Verlyn Flieger : Tolkien et la magie des mots
Tolkien l’écrivain était avant tout philologue. Passionné de mots, il développa une pensée du langage, dans lequel il voit l’essence même de la mythologie. Verlyn Flieger donne quelques clefs de cette philosophie singulière.
Peut-on parler d’une philosophie du langage de Tolkien ?
Verlyn Flieger — C. S. Lewis a dit un jour que Tolkien avait été « à l’intérieur du langage ». Tolkien était un philologue. Il étudiait les langages dans les textes, les contes, les poèmes, les légendes, etc. – et non comme un système abstrait et statique de signes et de signification. Dans un brouillon de son essai sur le conte de fées, il écrit que « la mythologie est langage et le langage est mythologie ». Pour lui, la mythologie n’utilise pas le langage, elle est langage. Le langage n’exprime pas la mythologie, il est mythologie. Dès lors que nous parlons, nous racontons des histoires. Les histoires ne sont pas un produit dérivé du langage. Dans la version finale de Du conte de fées, Tolkien écrit ainsi : « L’esprit incarné, la langue et le conte sont contemporains dans notre monde. […] Demander quelle est l’origine des récits revient à demander quelle est l’origine de l’esprit et du langage. »
Qui vise-t-il ?
Un philologue allemand, Max Müller [1823-1900], qui considérait les mythes comme une « maladie » corrompant selon lui un langage originel parfaitement clair et sans ambiguïté. Tolkien critique particulièrement la théorie des « mythes de la nature » qui en découle. Dans cette approche, dit Tolkien, « les Olympiens étaient des personnifications du soleil, de l’aurore, de la nuit, etc. […] L’épopée, la légende héroïque, la saga localisèrent alors ces histoires en des lieux réels et les humanisèrent en les attribuant à des héros ancestraux, plus puissants que les hommes et pourtant déjà hommes. »
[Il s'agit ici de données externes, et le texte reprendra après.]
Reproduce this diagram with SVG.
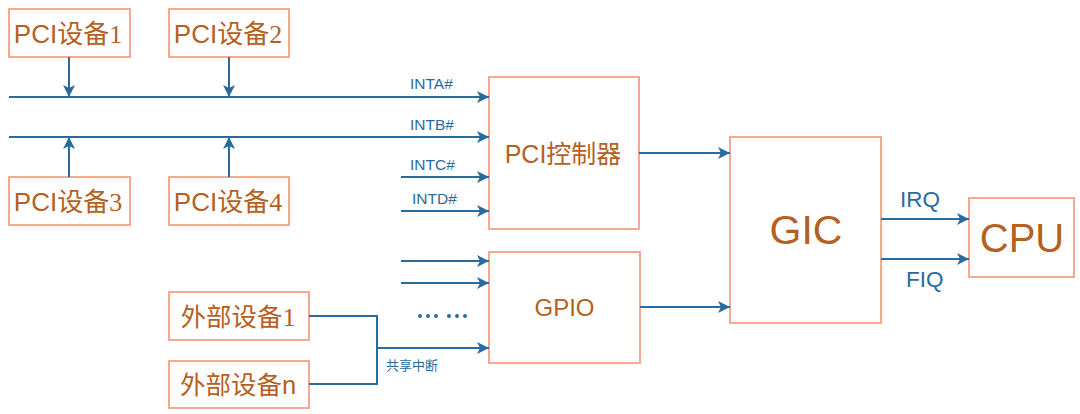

Selon Müller, les histoires sont secondaires et, qui plus est, rendent confuse la description originale des phénomènes de la nature, en introduisant des images ou des métaphores. Tolkien n’est pas du tout de cet avis, comme en témoigne, par exemple, son évocation du dieu nordique du tonnerre Thor. Ainsi écrit-il qu’« il serait […] dénué de sens de demander ce qui vient en premier : les allégories de la nature sur le tonnerre […] ou des histoires au sujet d’un fermier à la barbe rousse, irascible, pas très intelligent, d’une force au-dessus de la moyenne ». « Le conte de fées cessant, il n’y aurait plus que le seul tonnerre, que nulle oreille humaine n’avait encore entendu », poursuit-il.
Tolkien défend plutôt la théorie de l’unité synthétique du langage originel développée par son ami Owen Barfield ?
Selon Barfield, le langage originel est constitué de mots à la signification très large, qui, au fil du temps, au gré des usages, se sont peu à peu fragmentés en éléments toujours plus discret et précis. Selon lui, l’homme percevait originellement le monde comme un tout, et lui-même comme une partie de ce tout, non comme un élément séparé. Une vision non pas synthétique (la synthèse suppose de rassembler des éléments originellement séparés) mais holistique. À cette époque, les significations que nous répartissons en différents mots étaient entremêlées dans des « unités sémantiques » primitives beaucoup plus amples, qui ne distinguaient pas entre l’abstrait et le concret, entre le sens littéral et le sens métaphorique, etc.